To do: Everything from the line with "Recreate this image as a Python" down to the line with "import pandas as pd" below must be printed exactly, those two lines included. Exclude pictures.

Data section:
.....

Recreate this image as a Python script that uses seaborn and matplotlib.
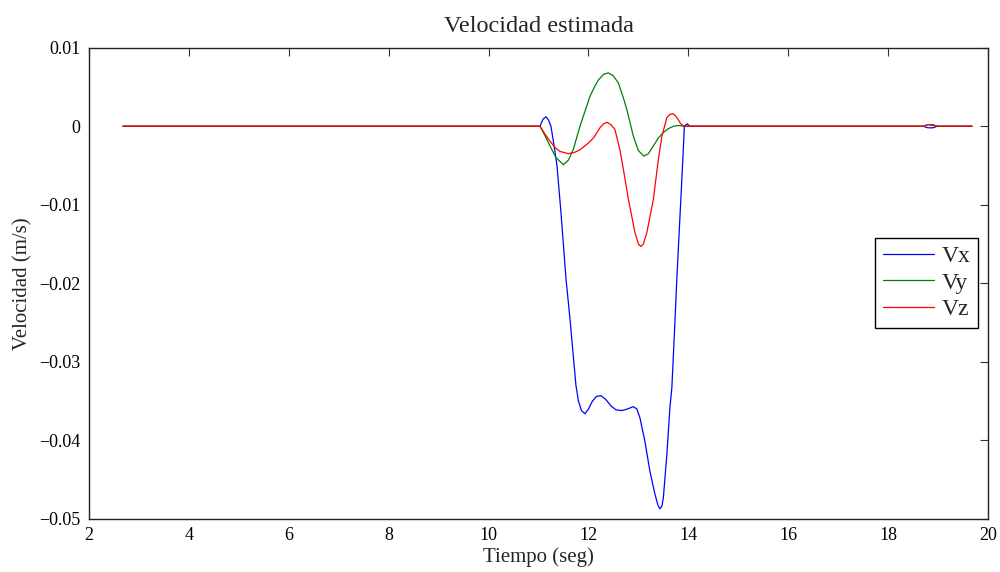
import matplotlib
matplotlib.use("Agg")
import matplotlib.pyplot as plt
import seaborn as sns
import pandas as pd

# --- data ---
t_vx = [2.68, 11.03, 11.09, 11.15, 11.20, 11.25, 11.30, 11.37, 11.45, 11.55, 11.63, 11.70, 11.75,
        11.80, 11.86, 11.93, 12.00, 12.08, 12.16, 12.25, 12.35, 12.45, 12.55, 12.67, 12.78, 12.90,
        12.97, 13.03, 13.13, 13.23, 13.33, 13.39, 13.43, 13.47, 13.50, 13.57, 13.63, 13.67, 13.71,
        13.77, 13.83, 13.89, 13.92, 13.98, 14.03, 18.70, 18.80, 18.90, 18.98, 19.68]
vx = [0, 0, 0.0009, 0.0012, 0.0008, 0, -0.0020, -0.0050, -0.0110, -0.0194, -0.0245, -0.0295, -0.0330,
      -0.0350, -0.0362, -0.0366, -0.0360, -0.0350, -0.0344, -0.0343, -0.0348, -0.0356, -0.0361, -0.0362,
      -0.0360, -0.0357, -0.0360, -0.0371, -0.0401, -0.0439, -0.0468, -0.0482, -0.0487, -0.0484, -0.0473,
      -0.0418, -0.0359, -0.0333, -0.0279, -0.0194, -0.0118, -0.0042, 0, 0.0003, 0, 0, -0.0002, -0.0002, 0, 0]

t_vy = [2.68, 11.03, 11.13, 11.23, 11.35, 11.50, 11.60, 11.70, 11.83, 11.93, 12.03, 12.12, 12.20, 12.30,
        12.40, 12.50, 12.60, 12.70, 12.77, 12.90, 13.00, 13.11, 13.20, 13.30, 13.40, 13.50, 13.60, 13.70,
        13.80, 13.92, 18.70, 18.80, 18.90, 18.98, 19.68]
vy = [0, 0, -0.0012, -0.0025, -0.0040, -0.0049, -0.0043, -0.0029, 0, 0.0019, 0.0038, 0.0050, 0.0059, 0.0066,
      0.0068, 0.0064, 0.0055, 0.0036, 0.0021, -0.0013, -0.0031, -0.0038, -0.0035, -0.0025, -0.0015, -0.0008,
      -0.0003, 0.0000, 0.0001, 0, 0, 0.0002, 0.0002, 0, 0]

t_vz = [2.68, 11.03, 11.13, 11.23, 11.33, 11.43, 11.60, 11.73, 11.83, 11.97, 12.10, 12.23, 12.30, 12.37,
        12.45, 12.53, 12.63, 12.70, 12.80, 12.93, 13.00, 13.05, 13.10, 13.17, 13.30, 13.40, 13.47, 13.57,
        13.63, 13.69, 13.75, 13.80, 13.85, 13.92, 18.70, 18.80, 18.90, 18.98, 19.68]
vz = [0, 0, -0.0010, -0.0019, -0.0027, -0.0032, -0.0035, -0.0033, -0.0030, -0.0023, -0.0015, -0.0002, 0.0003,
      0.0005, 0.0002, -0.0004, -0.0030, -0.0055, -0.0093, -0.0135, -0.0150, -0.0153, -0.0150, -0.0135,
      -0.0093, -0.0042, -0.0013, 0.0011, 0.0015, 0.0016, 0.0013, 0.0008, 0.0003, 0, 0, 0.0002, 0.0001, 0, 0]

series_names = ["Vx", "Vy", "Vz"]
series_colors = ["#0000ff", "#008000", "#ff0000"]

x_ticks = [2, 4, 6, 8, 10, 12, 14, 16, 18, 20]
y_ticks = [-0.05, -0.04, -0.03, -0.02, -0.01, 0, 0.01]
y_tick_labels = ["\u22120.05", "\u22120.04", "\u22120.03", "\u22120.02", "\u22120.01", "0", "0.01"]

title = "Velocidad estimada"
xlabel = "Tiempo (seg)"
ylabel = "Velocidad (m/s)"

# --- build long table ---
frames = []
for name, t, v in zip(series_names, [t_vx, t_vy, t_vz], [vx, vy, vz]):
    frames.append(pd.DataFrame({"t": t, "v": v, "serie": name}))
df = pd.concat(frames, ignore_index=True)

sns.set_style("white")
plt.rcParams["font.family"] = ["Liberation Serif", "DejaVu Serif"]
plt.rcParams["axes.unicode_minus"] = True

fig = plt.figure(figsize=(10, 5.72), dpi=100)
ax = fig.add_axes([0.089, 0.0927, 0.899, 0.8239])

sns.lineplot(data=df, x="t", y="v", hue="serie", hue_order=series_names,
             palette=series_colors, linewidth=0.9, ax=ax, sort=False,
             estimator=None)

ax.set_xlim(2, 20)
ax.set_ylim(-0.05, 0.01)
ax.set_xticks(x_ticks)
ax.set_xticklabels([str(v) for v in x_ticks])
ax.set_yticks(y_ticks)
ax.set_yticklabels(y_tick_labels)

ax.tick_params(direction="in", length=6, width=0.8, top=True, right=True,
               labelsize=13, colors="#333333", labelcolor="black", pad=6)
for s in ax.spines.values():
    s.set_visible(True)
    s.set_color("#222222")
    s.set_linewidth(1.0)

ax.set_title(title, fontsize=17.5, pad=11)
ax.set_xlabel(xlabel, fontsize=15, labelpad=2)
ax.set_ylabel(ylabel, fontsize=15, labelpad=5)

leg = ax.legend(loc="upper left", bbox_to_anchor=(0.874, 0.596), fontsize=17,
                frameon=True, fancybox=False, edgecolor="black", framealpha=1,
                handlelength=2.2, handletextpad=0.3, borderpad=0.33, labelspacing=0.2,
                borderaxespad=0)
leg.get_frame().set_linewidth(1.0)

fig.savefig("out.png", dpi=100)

.....

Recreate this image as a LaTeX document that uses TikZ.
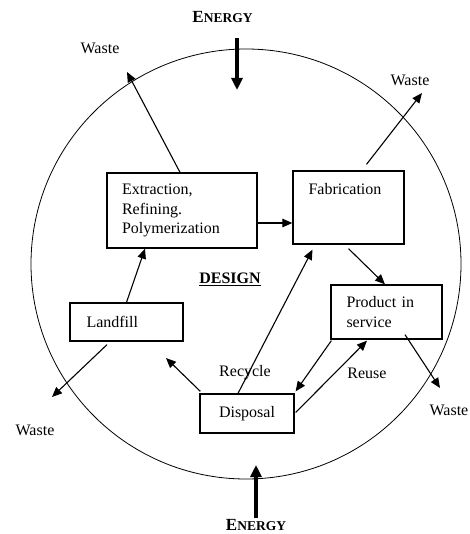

.....

Task answer:
Recreate this image as a Python script that uses seaborn and matplotlib.
import matplotlib
matplotlib.use("Agg")
import matplotlib.pyplot as plt
import seaborn as sns
import pandas as pd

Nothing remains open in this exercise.